[Short task] From the records below, extract only the lines running from the line with "Convert this diagram to TikZ code." to the line with "text=headorange, inner sep=0pt]", both lines included, reproducing them exactly.

[Given entries]
========================================================================
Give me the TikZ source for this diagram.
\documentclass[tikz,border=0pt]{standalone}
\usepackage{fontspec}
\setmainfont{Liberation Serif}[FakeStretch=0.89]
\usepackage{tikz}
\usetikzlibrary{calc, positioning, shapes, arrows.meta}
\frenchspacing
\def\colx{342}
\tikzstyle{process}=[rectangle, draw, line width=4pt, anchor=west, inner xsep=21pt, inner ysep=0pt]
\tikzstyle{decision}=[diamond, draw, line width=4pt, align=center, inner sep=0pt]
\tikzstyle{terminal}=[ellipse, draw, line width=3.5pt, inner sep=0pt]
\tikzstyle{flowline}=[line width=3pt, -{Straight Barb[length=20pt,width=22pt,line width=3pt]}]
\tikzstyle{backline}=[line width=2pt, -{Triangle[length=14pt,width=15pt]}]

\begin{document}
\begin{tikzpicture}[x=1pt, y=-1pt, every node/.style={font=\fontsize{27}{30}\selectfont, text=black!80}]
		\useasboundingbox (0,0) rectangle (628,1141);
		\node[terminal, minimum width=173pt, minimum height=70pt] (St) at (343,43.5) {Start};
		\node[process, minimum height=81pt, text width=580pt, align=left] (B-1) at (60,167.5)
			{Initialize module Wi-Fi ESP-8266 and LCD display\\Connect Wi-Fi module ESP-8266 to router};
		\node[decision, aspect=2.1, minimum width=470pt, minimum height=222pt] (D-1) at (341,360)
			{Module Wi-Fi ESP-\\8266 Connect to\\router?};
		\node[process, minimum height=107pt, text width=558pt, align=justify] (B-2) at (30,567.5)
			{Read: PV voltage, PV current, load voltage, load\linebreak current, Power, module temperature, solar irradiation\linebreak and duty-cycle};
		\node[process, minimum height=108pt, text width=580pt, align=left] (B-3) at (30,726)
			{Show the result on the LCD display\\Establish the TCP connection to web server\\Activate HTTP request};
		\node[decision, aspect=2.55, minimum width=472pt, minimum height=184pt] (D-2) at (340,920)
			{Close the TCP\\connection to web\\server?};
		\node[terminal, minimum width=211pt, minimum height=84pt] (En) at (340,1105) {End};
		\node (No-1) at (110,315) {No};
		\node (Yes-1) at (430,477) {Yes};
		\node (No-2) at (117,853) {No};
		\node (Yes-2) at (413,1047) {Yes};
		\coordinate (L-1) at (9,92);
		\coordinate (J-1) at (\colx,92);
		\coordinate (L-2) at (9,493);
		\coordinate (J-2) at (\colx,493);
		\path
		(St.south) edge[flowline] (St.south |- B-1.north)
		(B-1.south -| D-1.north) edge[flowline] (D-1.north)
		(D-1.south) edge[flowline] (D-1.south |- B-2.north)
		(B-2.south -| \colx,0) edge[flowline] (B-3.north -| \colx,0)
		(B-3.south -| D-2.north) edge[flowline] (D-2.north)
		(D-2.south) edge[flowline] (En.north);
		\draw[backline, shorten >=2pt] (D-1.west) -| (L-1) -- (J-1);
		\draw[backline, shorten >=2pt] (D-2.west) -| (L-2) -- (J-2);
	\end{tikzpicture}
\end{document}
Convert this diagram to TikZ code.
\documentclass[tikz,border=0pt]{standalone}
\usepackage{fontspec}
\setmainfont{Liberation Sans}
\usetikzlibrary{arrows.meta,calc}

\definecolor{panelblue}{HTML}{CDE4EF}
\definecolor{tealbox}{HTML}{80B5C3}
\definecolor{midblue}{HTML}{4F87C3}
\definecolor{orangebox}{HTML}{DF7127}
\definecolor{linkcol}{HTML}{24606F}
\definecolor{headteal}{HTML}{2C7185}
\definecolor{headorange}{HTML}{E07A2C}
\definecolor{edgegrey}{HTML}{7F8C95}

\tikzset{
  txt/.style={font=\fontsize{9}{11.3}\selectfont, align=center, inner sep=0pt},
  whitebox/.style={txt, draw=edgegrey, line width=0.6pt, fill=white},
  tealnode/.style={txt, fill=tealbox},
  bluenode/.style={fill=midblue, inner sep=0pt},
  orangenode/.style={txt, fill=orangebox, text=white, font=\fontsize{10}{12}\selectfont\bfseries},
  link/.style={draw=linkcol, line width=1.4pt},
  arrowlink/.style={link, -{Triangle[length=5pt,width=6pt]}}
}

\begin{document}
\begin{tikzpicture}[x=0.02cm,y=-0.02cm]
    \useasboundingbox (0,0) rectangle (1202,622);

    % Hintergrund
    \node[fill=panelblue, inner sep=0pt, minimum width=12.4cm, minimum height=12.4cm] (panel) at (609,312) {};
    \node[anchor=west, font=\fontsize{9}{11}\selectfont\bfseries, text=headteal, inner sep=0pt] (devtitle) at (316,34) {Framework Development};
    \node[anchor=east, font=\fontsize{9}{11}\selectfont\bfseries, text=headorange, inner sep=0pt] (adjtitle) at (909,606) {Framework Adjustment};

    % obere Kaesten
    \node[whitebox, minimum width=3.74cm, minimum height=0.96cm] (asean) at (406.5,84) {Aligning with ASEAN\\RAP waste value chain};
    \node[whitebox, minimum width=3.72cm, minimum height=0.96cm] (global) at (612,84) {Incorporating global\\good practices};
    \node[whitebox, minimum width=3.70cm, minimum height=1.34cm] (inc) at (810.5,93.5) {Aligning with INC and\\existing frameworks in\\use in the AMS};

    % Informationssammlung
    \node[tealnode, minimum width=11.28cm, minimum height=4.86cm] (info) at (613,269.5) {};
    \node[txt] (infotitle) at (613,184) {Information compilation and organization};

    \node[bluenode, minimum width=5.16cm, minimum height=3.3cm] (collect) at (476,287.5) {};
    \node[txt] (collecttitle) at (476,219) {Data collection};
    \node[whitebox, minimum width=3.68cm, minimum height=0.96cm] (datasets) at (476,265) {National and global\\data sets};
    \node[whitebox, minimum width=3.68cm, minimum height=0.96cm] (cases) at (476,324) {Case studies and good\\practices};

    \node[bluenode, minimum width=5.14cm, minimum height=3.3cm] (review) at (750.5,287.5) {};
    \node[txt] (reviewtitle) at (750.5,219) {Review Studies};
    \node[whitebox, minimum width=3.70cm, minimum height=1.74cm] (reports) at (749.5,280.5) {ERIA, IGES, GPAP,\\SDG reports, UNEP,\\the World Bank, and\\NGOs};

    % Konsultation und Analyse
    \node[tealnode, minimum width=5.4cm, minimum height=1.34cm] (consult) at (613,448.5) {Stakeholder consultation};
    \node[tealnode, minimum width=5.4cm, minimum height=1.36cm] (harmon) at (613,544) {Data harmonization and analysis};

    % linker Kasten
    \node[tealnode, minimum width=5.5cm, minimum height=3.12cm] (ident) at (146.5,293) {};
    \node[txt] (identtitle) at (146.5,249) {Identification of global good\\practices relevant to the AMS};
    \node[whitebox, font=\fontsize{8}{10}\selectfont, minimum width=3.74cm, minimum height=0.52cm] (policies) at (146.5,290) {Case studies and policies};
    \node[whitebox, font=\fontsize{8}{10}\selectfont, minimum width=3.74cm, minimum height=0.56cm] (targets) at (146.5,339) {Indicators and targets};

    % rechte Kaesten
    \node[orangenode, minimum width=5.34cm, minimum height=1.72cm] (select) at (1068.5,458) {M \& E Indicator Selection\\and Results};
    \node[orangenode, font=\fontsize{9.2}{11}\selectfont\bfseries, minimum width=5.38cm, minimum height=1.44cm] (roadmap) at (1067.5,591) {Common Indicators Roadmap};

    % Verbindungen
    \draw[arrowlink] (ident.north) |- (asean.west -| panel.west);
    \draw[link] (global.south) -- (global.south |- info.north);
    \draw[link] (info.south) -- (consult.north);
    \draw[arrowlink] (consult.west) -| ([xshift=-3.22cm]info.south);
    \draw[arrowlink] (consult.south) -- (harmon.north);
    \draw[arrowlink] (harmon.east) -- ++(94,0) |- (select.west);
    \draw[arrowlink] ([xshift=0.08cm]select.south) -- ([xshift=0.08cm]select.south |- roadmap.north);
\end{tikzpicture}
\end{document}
========================================================================
[Result of this task]
Convert this diagram to TikZ code.
\documentclass[tikz,border=0pt]{standalone}
\usepackage{fontspec}
\setmainfont{Liberation Sans}
\usetikzlibrary{arrows.meta,calc}

\definecolor{panelblue}{HTML}{CDE4EF}
\definecolor{tealbox}{HTML}{80B5C3}
\definecolor{midblue}{HTML}{4F87C3}
\definecolor{orangebox}{HTML}{DF7127}
\definecolor{linkcol}{HTML}{24606F}
\definecolor{headteal}{HTML}{2C7185}
\definecolor{headorange}{HTML}{E07A2C}
\definecolor{edgegrey}{HTML}{7F8C95}

\tikzset{
  txt/.style={font=\fontsize{9}{11.3}\selectfont, align=center, inner sep=0pt},
  whitebox/.style={txt, draw=edgegrey, line width=0.6pt, fill=white},
  tealnode/.style={txt, fill=tealbox},
  bluenode/.style={fill=midblue, inner sep=0pt},
  orangenode/.style={txt, fill=orangebox, text=white, font=\fontsize{10}{12}\selectfont\bfseries},
  link/.style={draw=linkcol, line width=1.4pt},
  arrowlink/.style={link, -{Triangle[length=5pt,width=6pt]}}
}

\begin{document}
\begin{tikzpicture}[x=0.02cm,y=-0.02cm]
    \useasboundingbox (0,0) rectangle (1202,622);

    % Hintergrund
    \node[fill=panelblue, inner sep=0pt, minimum width=12.4cm, minimum height=12.4cm] (panel) at (609,312) {};
    \node[anchor=west, font=\fontsize{9}{11}\selectfont\bfseries, text=headteal, inner sep=0pt] (devtitle) at (316,34) {Framework Development};
    \node[anchor=east, font=\fontsize{9}{11}\selectfont\bfseries, text=headorange, inner sep=0pt] (adjtitle) at (909,606) {Framework Adjustment};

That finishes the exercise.